# [DATASET CONTENT]
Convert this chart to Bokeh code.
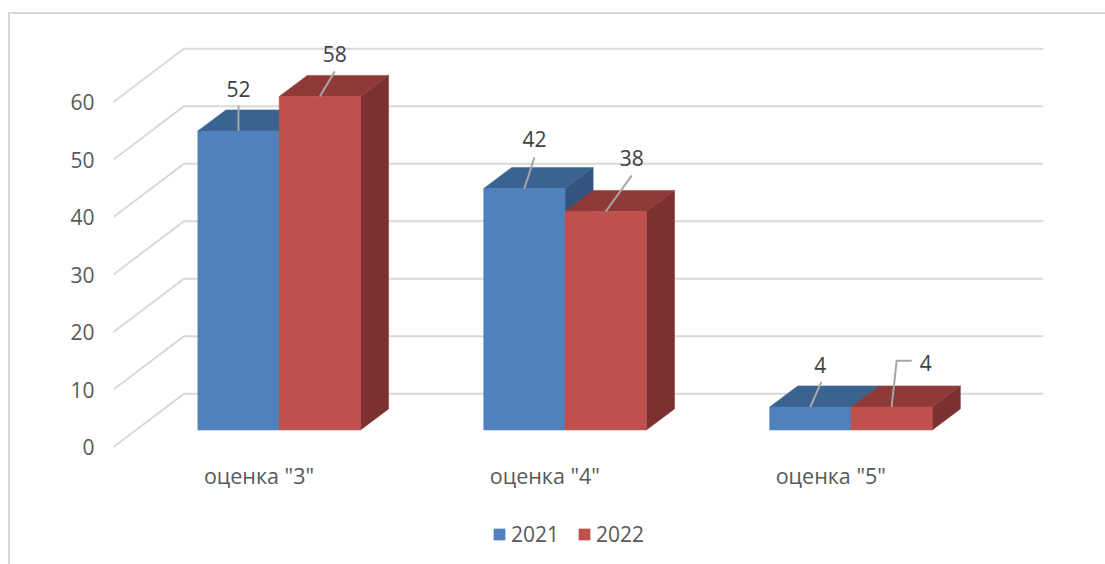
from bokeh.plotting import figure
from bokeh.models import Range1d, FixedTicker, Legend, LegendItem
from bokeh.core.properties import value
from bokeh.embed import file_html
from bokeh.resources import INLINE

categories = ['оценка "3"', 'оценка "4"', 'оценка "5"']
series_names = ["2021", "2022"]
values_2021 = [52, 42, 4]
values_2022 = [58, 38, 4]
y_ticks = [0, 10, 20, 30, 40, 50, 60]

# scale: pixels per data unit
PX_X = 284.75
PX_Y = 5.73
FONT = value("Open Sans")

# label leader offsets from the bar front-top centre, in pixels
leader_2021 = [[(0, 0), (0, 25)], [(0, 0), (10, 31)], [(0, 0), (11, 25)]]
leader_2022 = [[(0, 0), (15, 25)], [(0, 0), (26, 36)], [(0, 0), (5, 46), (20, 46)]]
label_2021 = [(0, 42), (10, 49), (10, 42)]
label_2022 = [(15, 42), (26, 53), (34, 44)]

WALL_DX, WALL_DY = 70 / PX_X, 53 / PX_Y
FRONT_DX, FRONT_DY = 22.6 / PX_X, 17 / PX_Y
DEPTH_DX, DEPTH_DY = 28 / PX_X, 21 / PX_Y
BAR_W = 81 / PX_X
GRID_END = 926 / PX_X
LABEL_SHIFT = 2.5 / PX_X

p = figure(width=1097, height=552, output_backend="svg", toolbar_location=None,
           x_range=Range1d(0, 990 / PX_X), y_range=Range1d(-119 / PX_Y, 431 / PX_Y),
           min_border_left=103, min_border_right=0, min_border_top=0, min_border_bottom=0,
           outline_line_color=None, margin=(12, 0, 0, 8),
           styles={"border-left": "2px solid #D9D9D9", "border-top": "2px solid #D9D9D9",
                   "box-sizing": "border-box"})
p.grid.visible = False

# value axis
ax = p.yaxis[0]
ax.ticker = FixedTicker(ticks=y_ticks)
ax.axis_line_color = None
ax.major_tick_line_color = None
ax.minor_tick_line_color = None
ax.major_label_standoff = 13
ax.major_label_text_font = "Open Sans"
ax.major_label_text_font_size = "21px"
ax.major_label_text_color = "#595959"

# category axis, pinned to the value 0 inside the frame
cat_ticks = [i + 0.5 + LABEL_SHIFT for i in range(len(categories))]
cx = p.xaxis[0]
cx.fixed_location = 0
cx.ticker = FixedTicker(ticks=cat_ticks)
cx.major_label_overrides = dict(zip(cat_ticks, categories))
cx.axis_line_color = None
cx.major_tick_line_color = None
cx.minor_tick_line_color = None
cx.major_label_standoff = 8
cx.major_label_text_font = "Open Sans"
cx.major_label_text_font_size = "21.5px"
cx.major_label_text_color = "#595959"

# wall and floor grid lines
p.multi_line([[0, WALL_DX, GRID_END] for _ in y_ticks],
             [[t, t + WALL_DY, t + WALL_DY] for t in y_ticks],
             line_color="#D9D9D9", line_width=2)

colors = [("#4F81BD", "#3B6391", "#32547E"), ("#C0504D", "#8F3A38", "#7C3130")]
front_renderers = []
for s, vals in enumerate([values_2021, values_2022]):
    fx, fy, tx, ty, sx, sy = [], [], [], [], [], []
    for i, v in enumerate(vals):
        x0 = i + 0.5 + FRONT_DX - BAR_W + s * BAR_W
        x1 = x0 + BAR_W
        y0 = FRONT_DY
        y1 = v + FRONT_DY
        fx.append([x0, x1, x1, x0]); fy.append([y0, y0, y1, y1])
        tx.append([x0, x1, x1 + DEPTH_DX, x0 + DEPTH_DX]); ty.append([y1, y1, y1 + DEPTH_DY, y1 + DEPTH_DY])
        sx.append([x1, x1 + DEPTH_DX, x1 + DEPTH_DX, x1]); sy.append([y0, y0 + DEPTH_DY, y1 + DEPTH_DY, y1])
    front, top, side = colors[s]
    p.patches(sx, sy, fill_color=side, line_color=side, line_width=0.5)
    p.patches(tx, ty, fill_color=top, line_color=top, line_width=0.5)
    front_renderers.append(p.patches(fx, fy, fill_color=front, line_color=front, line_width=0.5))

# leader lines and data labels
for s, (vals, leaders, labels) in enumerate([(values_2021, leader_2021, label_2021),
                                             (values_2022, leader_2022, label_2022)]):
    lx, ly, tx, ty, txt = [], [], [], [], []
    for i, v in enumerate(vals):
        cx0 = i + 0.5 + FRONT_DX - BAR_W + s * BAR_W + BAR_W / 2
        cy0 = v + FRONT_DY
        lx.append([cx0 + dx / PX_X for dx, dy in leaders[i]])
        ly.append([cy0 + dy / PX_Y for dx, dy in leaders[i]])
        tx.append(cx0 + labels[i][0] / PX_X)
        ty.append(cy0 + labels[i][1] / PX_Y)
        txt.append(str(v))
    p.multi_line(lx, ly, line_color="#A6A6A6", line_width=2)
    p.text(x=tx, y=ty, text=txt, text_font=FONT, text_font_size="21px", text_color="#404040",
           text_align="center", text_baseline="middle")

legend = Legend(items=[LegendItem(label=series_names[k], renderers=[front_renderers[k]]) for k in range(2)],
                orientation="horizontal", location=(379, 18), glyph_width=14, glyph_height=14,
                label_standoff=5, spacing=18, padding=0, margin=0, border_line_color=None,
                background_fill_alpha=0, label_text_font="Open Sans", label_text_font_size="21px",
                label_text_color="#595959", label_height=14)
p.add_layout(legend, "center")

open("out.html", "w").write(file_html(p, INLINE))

# [WHAT TO PRODUCE]
Extract the lines exactly, please: the first line of the listing, the line with "p.grid.visible = False", and every line between them, but no pictures.

# [EXERCISE SOLUTION]
Convert this chart to Bokeh code.
from bokeh.plotting import figure
from bokeh.models import Range1d, FixedTicker, Legend, LegendItem
from bokeh.core.properties import value
from bokeh.embed import file_html
from bokeh.resources import INLINE

categories = ['оценка "3"', 'оценка "4"', 'оценка "5"']
series_names = ["2021", "2022"]
values_2021 = [52, 42, 4]
values_2022 = [58, 38, 4]
y_ticks = [0, 10, 20, 30, 40, 50, 60]

# scale: pixels per data unit
PX_X = 284.75
PX_Y = 5.73
FONT = value("Open Sans")

# label leader offsets from the bar front-top centre, in pixels
leader_2021 = [[(0, 0), (0, 25)], [(0, 0), (10, 31)], [(0, 0), (11, 25)]]
leader_2022 = [[(0, 0), (15, 25)], [(0, 0), (26, 36)], [(0, 0), (5, 46), (20, 46)]]
label_2021 = [(0, 42), (10, 49), (10, 42)]
label_2022 = [(15, 42), (26, 53), (34, 44)]

WALL_DX, WALL_DY = 70 / PX_X, 53 / PX_Y
FRONT_DX, FRONT_DY = 22.6 / PX_X, 17 / PX_Y
DEPTH_DX, DEPTH_DY = 28 / PX_X, 21 / PX_Y
BAR_W = 81 / PX_X
GRID_END = 926 / PX_X
LABEL_SHIFT = 2.5 / PX_X

p = figure(width=1097, height=552, output_backend="svg", toolbar_location=None,
           x_range=Range1d(0, 990 / PX_X), y_range=Range1d(-119 / PX_Y, 431 / PX_Y),
           min_border_left=103, min_border_right=0, min_border_top=0, min_border_bottom=0,
           outline_line_color=None, margin=(12, 0, 0, 8),
           styles={"border-left": "2px solid #D9D9D9", "border-top": "2px solid #D9D9D9",
                   "box-sizing": "border-box"})
p.grid.visible = False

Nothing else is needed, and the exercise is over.